_Direction_
Omit all images, then return the remaining material exactly as it stands.

_Source excerpt_
----

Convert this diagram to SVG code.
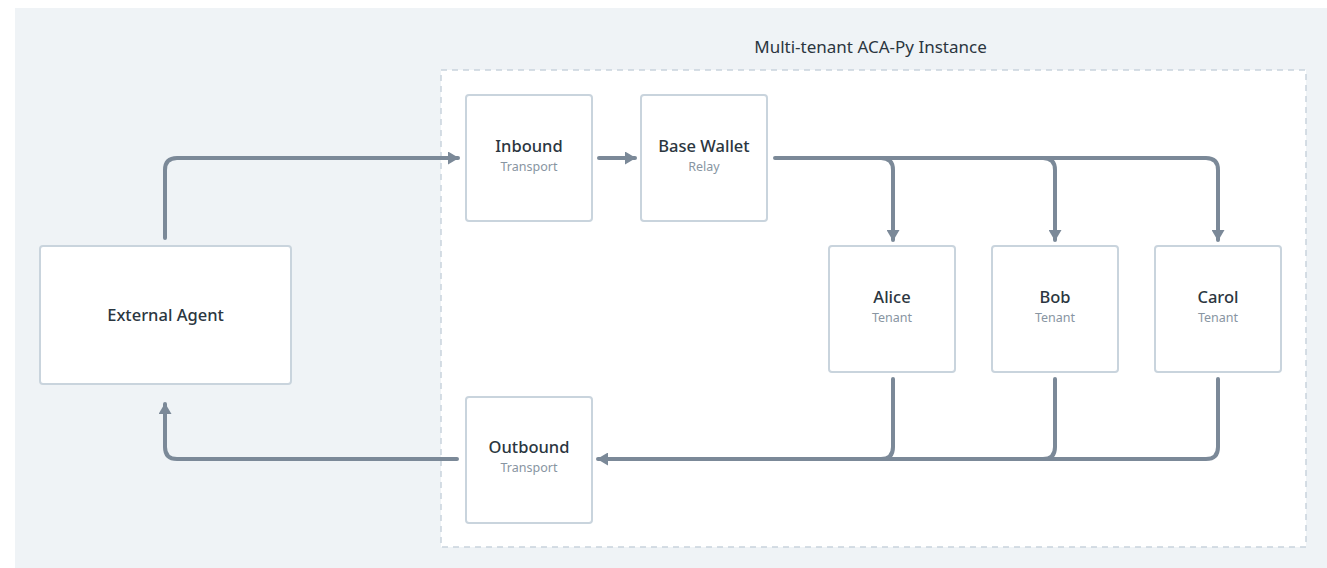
<svg xmlns="http://www.w3.org/2000/svg" width="1327" height="568" viewBox="0 0 1327 568">
<style>
.node rect{fill:#ffffff;stroke:#c9d4dd;stroke-width:2}
.t{font-family:"Noto Sans","DejaVu Sans",sans-serif;font-size:16.5px;font-weight:500;fill:#2b3640;text-anchor:middle}
.s{font-family:"Noto Sans","DejaVu Sans",sans-serif;font-size:12.5px;fill:#8895a2;text-anchor:middle}
.c{fill:none;stroke:#7b8998;stroke-width:4;stroke-linecap:round;stroke-linejoin:round}
</style>
<defs>
<marker id="ah" viewBox="0 0 11 13" refX="10" refY="6.5" markerWidth="11" markerHeight="13" markerUnits="userSpaceOnUse" orient="auto">
<path d="M0,0 L11,6.5 L0,13 Z" fill="#7b8998"/>
</marker>
</defs>
<rect x="15" y="8" width="1312" height="560" fill="#eff3f6"/>
<g id="container">
<rect x="441" y="70" width="865" height="477" fill="#ffffff" stroke="#c9d4dd" stroke-width="1.5" stroke-dasharray="6,5"/>
<text x="870.5" y="53" font-family="Noto Sans, DejaVu Sans, sans-serif" font-size="17" fill="#2b3640" text-anchor="middle">Multi-tenant ACA-Py Instance</text>
</g>
<g id="connectors">
<path class="c" marker-end="url(#ah)" d="M165,238 V170 Q165,158 177,158 H458"/>
<path class="c" marker-end="url(#ah)" d="M599,158 H635"/>
<path class="c" marker-end="url(#ah)" d="M775,158 H881 Q893,158 893,170 V240"/>
<path class="c" marker-end="url(#ah)" d="M881,158 H1043 Q1055,158 1055,170 V240"/>
<path class="c" marker-end="url(#ah)" d="M1043,158 H1206 Q1218,158 1218,170 V240"/>
<path class="c" d="M1218,379 V447 Q1218,459 1206,459 H1043"/>
<path class="c" d="M1055,379 V447 Q1055,459 1043,459 H881"/>
<path class="c" marker-end="url(#ah)" d="M893,379 V447 Q893,459 881,459 H598"/>
<path class="c" marker-end="url(#ah)" d="M457,459 H177 Q165,459 165,447 V404"/>
</g>
<g id="external" class="node">
<rect x="40" y="246" width="251" height="138" rx="3"/>
<text class="t" x="165.5" y="321">External Agent</text>
</g>
<g id="inbound" class="node">
<rect x="466" y="95" width="126" height="126" rx="3"/>
<text class="t" x="529" y="152">Inbound</text>
<text class="s" x="529" y="171">Transport</text>
</g>
<g id="basewallet" class="node">
<rect x="641" y="95" width="126" height="126" rx="3"/>
<text class="t" x="704" y="152">Base Wallet</text>
<text class="s" x="704" y="171">Relay</text>
</g>
<g id="alice" class="node">
<rect x="829" y="246" width="126" height="126" rx="3"/>
<text class="t" x="892" y="303">Alice</text>
<text class="s" x="892" y="322">Tenant</text>
</g>
<g id="bob" class="node">
<rect x="992" y="246" width="126" height="126" rx="3"/>
<text class="t" x="1055" y="303">Bob</text>
<text class="s" x="1055" y="322">Tenant</text>
</g>
<g id="carol" class="node">
<rect x="1155" y="246" width="126" height="126" rx="3"/>
<text class="t" x="1218" y="303">Carol</text>
<text class="s" x="1218" y="322">Tenant</text>
</g>
<g id="outbound" class="node">
<rect x="466" y="397" width="126" height="126" rx="3"/>
<text class="t" x="529" y="453">Outbound</text>
<text class="s" x="529" y="472">Transport</text>
</g>
</svg>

----

_Correct result_
Convert this diagram to SVG code.
<svg xmlns="http://www.w3.org/2000/svg" width="1327" height="568" viewBox="0 0 1327 568">
<style>
.node rect{fill:#ffffff;stroke:#c9d4dd;stroke-width:2}
.t{font-family:"Noto Sans","DejaVu Sans",sans-serif;font-size:16.5px;font-weight:500;fill:#2b3640;text-anchor:middle}
.s{font-family:"Noto Sans","DejaVu Sans",sans-serif;font-size:12.5px;fill:#8895a2;text-anchor:middle}
.c{fill:none;stroke:#7b8998;stroke-width:4;stroke-linecap:round;stroke-linejoin:round}
</style>
<defs>
<marker id="ah" viewBox="0 0 11 13" refX="10" refY="6.5" markerWidth="11" markerHeight="13" markerUnits="userSpaceOnUse" orient="auto">
<path d="M0,0 L11,6.5 L0,13 Z" fill="#7b8998"/>
</marker>
</defs>
<rect x="15" y="8" width="1312" height="560" fill="#eff3f6"/>
<g id="container">
<rect x="441" y="70" width="865" height="477" fill="#ffffff" stroke="#c9d4dd" stroke-width="1.5" stroke-dasharray="6,5"/>
<text x="870.5" y="53" font-family="Noto Sans, DejaVu Sans, sans-serif" font-size="17" fill="#2b3640" text-anchor="middle">Multi-tenant ACA-Py Instance</text>
</g>
<g id="connectors">
<path class="c" marker-end="url(#ah)" d="M165,238 V170 Q165,158 177,158 H458"/>
<path class="c" marker-end="url(#ah)" d="M599,158 H635"/>
<path class="c" marker-end="url(#ah)" d="M775,158 H881 Q893,158 893,170 V240"/>
<path class="c" marker-end="url(#ah)" d="M881,158 H1043 Q1055,158 1055,170 V240"/>
<path class="c" marker-end="url(#ah)" d="M1043,158 H1206 Q1218,158 1218,170 V240"/>
<path class="c" d="M1218,379 V447 Q1218,459 1206,459 H1043"/>
<path class="c" d="M1055,379 V447 Q1055,459 1043,459 H881"/>
<path class="c" marker-end="url(#ah)" d="M893,379 V447 Q893,459 881,459 H598"/>
<path class="c" marker-end="url(#ah)" d="M457,459 H177 Q165,459 165,447 V404"/>
</g>
<g id="external" class="node">
<rect x="40" y="246" width="251" height="138" rx="3"/>
<text class="t" x="165.5" y="321">External Agent</text>
</g>
<g id="inbound" class="node">
<rect x="466" y="95" width="126" height="126" rx="3"/>
<text class="t" x="529" y="152">Inbound</text>
<text class="s" x="529" y="171">Transport</text>
</g>
<g id="basewallet" class="node">
<rect x="641" y="95" width="126" height="126" rx="3"/>
<text class="t" x="704" y="152">Base Wallet</text>
<text class="s" x="704" y="171">Relay</text>
</g>
<g id="alice" class="node">
<rect x="829" y="246" width="126" height="126" rx="3"/>
<text class="t" x="892" y="303">Alice</text>
<text class="s" x="892" y="322">Tenant</text>
</g>
<g id="bob" class="node">
<rect x="992" y="246" width="126" height="126" rx="3"/>
<text class="t" x="1055" y="303">Bob</text>
<text class="s" x="1055" y="322">Tenant</text>
</g>
<g id="carol" class="node">
<rect x="1155" y="246" width="126" height="126" rx="3"/>
<text class="t" x="1218" y="303">Carol</text>
<text class="s" x="1218" y="322">Tenant</text>
</g>
<g id="outbound" class="node">
<rect x="466" y="397" width="126" height="126" rx="3"/>
<text class="t" x="529" y="453">Outbound</text>
<text class="s" x="529" y="472">Transport</text>
</g>
</svg>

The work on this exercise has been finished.